At Wellman, a Shrewsbury, N.J.-based business with 1999 sales of $950 million, the stock price spent 1999 recovering from a mid-1998 tanking that sent it below $10 per share in early 1999, as overcapacity in resin and a weak fibers market took their toll. Since that point, it's climbed all the way back, reaching $22.25 as of May 12.
"Geon's earning performance would argue for better stock performance," said Andy Cash, an analyst with PaineWebber Inc. in New York. "But the market's been concerned about potential interest rate increases and there was some concern about raw material costs.
"Geon's not alone," Cash added. "A lot of specialty chemical companies are undervalued right now."
Wellman's turnaround is a sign that the PET market finally is turning the corner toward profitability after several lean years, according to Keith Phillips, the firm's chief financial officer.
"We're really the only pure PET play on Wall Street," Phillips said. "And if you look at supply and demand, everything's getting tighter and that's led to a significant upswing in earnings. We hit bottom and stopped, and now we're going up.
"We've also got high operating rates," Phillips added. "And that's important because with a billion pounds of PET, each penny [in price] is $10 million in operating revenue."
Wellman has taken some solid steps in the past 18 months to back up its claims of a turnaround.
In June, the firm reduced costs and overhead by $25 million. Some of that amount came through staff reductions. Wellman eliminated 150 positions by closing its wool-processing division in Johnsonville, S.C., and shed 150 jobs in various areas throughout the company.
"Some cost reduction also was achieved through process improvements," Phillips said. "We also consolidated the number of vendors we work with and strengthened relationship with our remaining vendors, resulting in better prices."
Wellman also added 450 million pounds of PET resin capacity at its Pearl River plant in Bienville, Miss.
"We brought new capacity on at a time when the market was turning positive," Phillips said. "We're perceived as a reasonably well-run company in a cyclical business that's on the way up. We're seeing PET demand growth at healthy rates and that's drawing interest from investors as a potential growth market."

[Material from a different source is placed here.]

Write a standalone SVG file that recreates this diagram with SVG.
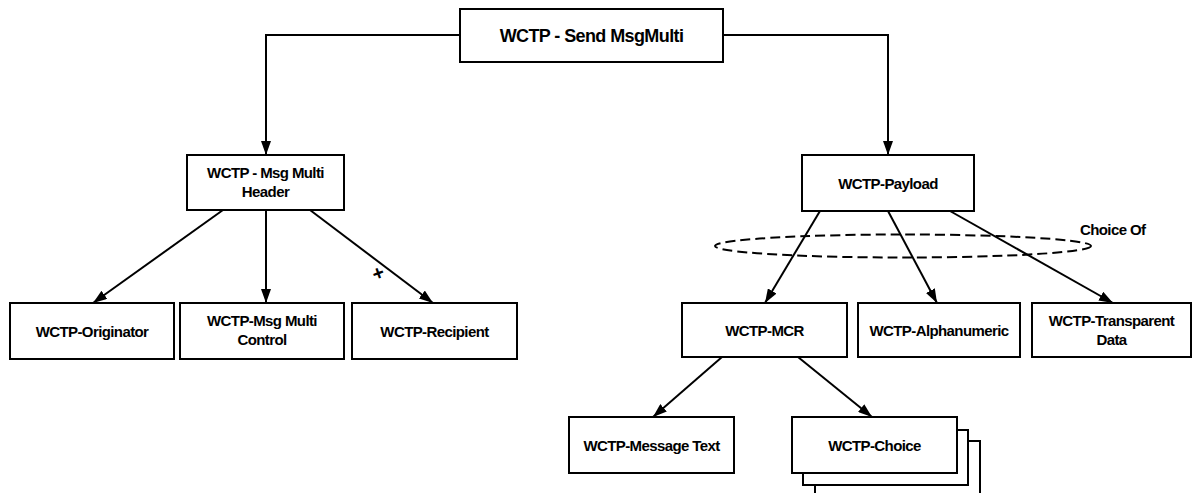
<svg xmlns="http://www.w3.org/2000/svg" width="1193" height="493" viewBox="0 0 1193 493">
<defs>
<marker id="arr" markerUnits="userSpaceOnUse" markerWidth="14" markerHeight="10" refX="14" refY="5" orient="auto">
<path d="M0,0 L14,5 L0,10 z" fill="#000"/>
</marker>
<style>
.box{fill:#fff;stroke:#000;stroke-width:2}
.lbl{font-family:"Liberation Sans",Arial,sans-serif;font-weight:bold;font-size:15px;fill:#000;text-anchor:middle;letter-spacing:-0.6px}
.ttl{font-size:18px}
.con{fill:none;stroke:#000;stroke-width:2;marker-end:url(#arr)}
.mark{font-family:"Liberation Sans",Arial,sans-serif;font-weight:bold;font-size:20px;fill:#000;text-anchor:middle}
</style>
</defs>
<rect width="1193" height="493" fill="#fff"/>
<g id="connectors">
<path class="con" d="M460,35 H266 V155"/>
<path class="con" d="M723,35 H888 V155"/>
<path class="con" d="M223,210 L93,303"/>
<path class="con" d="M266,210 V303"/>
<path class="con" d="M310,210 L433,303"/>
<path class="con" d="M820,211 L765,303"/>
<path class="con" d="M888,211 L937,303"/>
<path class="con" d="M950,211 L1113,303"/>
<path class="con" d="M722,357 L653,417"/>
<path class="con" d="M798,357 L872,417"/>
<text x="378" y="280" class="mark" transform="rotate(-20 378 273)">+</text>
</g>
<g id="choice-of">
<ellipse cx="903" cy="246" rx="188" ry="11.5" fill="none" stroke="#000" stroke-width="2" stroke-dasharray="10,5"/>
<text x="1080" y="235" class="lbl" style="text-anchor:start">Choice Of</text>
</g>
<g id="send-msgmulti">
<rect class="box" x="460" y="9" width="263" height="53"/>
<text class="lbl ttl" x="591.5" y="42">WCTP - Send MsgMulti</text>
</g>
<g id="msg-multi-header">
<rect class="box" x="187" y="155" width="157" height="55"/>
<text class="lbl" x="265.5" y="178">WCTP - Msg Multi</text>
<text class="lbl" x="265.5" y="197">Header</text>
</g>
<g id="payload">
<rect class="box" x="802" y="155" width="172" height="56"/>
<text class="lbl" x="888" y="189">WCTP-Payload</text>
</g>
<g id="originator">
<rect class="box" x="10" y="303" width="164" height="56"/>
<text class="lbl" x="92" y="337">WCTP-Originator</text>
</g>
<g id="msg-multi-control">
<rect class="box" x="180" y="303" width="164" height="56"/>
<text class="lbl" x="262" y="326">WCTP-Msg Multi</text>
<text class="lbl" x="262" y="345">Control</text>
</g>
<g id="recipient">
<rect class="box" x="352" y="303" width="165" height="56"/>
<text class="lbl" x="434.5" y="337">WCTP-Recipient</text>
</g>
<g id="mcr">
<rect class="box" x="682" y="303" width="165" height="54"/>
<text class="lbl" x="764.5" y="336">WCTP-MCR</text>
</g>
<g id="alphanumeric">
<rect class="box" x="858" y="303" width="162" height="54"/>
<text class="lbl" x="939" y="336">WCTP-Alphanumeric</text>
</g>
<g id="transparent-data">
<rect class="box" x="1032" y="303" width="159" height="54"/>
<text class="lbl" x="1111.5" y="326">WCTP-Transparent</text>
<text class="lbl" x="1111.5" y="345">Data</text>
</g>
<g id="message-text">
<rect class="box" x="569" y="417" width="165" height="56"/>
<text class="lbl" x="651.5" y="451">WCTP-Message Text</text>
</g>
<g id="choice">
<rect class="box" x="815" y="441" width="165" height="56"/>
<rect class="box" x="803" y="430" width="165" height="55"/>
<rect class="box" x="792" y="417" width="165" height="56"/>
<text class="lbl" x="874.5" y="451">WCTP-Choice</text>
</g>
</svg>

John Roberts, a stock analyst with Merrill Lynch & Co. Inc. in New York, agreed that Wellman's capacity addition was well-timed, and added that the company was forced to weather additional challenges before its ongoing stock rebound.
"Wellman had been heavily punished by cheap polyester fiber from Asia," Roberts said. "PET prices were also low, but after many years of depressed pricing, things may be turning around. The basic thinking is that PET is on the mend, but Wellman and other producers have had to deal with the market's love of everything tech."

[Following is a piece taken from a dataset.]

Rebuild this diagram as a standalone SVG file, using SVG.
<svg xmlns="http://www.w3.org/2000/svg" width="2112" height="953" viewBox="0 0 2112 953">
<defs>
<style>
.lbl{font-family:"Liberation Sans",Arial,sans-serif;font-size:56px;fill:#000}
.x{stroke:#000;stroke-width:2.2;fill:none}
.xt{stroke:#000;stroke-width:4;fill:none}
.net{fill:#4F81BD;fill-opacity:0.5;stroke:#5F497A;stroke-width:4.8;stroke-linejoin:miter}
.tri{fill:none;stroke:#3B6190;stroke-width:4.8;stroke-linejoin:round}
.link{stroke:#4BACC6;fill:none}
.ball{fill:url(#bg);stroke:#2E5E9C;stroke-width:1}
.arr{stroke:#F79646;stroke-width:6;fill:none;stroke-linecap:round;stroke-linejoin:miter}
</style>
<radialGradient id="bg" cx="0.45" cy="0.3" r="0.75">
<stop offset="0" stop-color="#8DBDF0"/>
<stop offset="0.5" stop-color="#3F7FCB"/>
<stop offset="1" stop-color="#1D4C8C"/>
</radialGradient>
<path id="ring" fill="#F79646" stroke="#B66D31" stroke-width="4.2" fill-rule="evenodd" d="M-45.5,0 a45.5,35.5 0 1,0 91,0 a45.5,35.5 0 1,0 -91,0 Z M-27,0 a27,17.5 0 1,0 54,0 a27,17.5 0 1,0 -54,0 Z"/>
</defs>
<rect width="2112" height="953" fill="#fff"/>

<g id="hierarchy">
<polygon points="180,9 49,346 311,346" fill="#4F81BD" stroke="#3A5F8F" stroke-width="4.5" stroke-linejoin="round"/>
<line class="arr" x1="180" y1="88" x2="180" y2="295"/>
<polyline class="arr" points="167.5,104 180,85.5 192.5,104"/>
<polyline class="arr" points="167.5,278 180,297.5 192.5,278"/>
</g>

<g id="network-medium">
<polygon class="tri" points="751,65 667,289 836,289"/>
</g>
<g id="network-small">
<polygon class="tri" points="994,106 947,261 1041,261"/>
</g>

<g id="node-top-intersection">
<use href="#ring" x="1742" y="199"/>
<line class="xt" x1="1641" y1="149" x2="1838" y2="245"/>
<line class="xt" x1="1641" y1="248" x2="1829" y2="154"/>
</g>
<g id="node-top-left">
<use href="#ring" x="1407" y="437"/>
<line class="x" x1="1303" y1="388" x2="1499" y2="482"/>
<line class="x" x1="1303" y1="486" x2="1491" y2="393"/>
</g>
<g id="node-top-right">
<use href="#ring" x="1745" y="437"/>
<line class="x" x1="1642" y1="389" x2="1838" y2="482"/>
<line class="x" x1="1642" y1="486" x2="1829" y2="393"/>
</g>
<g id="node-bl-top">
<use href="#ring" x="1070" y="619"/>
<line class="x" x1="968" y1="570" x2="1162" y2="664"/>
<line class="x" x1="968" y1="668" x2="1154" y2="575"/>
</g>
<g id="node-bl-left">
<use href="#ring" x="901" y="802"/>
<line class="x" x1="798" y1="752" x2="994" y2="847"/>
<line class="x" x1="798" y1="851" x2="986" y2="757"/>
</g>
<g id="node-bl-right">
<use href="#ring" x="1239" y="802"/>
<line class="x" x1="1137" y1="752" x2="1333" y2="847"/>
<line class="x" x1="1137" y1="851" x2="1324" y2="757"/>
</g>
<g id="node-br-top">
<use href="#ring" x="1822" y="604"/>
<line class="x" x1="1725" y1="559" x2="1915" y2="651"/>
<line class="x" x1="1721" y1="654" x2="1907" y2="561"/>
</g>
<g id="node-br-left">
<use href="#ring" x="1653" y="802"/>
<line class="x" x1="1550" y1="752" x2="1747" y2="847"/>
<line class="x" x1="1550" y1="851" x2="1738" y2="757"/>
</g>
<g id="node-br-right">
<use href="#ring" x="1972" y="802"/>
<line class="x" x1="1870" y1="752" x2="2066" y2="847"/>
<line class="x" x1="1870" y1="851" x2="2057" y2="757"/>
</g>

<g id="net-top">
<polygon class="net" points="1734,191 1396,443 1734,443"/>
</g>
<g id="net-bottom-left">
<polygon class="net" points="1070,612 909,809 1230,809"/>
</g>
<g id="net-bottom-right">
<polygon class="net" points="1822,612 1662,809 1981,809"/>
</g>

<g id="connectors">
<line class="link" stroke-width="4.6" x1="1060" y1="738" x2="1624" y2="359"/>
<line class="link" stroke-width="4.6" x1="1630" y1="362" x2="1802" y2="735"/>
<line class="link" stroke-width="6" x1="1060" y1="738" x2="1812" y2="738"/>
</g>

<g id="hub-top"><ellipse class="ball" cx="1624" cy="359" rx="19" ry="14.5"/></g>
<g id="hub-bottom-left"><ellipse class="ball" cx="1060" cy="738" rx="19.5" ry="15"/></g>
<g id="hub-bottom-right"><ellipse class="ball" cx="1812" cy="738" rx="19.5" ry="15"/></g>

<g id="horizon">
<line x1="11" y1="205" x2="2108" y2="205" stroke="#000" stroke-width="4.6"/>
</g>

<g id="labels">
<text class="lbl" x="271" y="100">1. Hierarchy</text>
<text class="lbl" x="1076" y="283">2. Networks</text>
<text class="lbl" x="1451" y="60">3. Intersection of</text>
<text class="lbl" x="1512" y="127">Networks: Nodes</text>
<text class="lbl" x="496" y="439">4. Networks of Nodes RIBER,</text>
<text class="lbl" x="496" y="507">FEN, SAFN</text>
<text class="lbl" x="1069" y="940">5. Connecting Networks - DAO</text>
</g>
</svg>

At Geon, officials were left scratching their heads as they watched their stock begin its dive in January. Dennis Cocco, Geon's vice president of investor relations, outlined the firm's situation in an interview before the Geon/Hanna merger was announced.
"Nobody put out a sell recommendation on us [in January]," Cocco said.
"Our major shareholders didn't abandon us. It was just that money was pouring into technology stocks. We still think we're a good business and a value investment."
Geon had altered its focus since 1998, spinning off its PVC resin assets into the Oxy Vinyls LP joint venture while increasing its PVC compounding capacity and purchasing O'Sullivan Corp., a major PVC film extruder.
The company also found itself in a kind of no man's land on Wall Street, since it wasn't a commodity chemicals company anymore, but did not quite fit the standard profile of a specialty chemicals company, either.
"Geon is really sort of a specialty chemical company now, but it appears the market is valuing them as a commodity chemical company," Merrill Lynch's Roberts said. "They're not getting credit for their transformation."
Geon also has dealt with increasing expectations on Wall Street.
"Equity is a tough market," Cocco said. "People are buying stock and putting it into a mutual fund or a management portfolio, and you're being challenged to do better.
"If you're only getting a 10 percent annual return, people don't want it. `They expect 15-25 percent. There's a move to build money very quickly and it's creating disparities in the market."
Rising PVC prices have not necessarily lifted Geon's sales, since compounders pass on increases at a slower rate than do resin makers.
"It's been somewhat difficult for us to raise prices," Cocco said. "In an environment where inflation has been so low for so many years, people are used to very consistent pricing."
A string of acquisitions — including O'Sullivan and plastisol maker Dennis Chemical Co. — kept Geon's stock price aloft for a while, but when the acquisitions slowed, the stock headed south, according to Roberts.
The downstream move into the film market did not really affect the stock, Cocco said, even though some industry insiders questioned the move at the time.
"Engineering films fit very well into what we're trying to create," he said. "We're compounding PVC, and in that form we can manufacture something. [Film] is a value-added step."
The ups and downs experienced by Geon stock in the past year didn't affect directly its decision to merge with Hanna, Geon officials said.
Talks between the companies began in late 1998. Each company's equity value was affected by its stock prices, but there were stronger reasons for the merger, according to Geon
In wrapping up the pre-merger-announcement interview, Cocco pointed out that Geon's earnings-per-share climbed from 96 cents in 1998 to $2.16 in 1999 — a jump that he said proved the firm was headed in the right direction.
"What's happened to our stock price isn't reflective of Geon, it's reflective of concerns about the market going forward," Cocco said.
"Our stock is still a long-term investment vehicle."
And in spite of the public frenzy that's surrounded the stock market in the past couple of years, business leaders still need to keep their priorities straight, according to Cocco.
"The stock market shouldn't drive your business," he said. "It should be driven by whether you show value to your shareholders."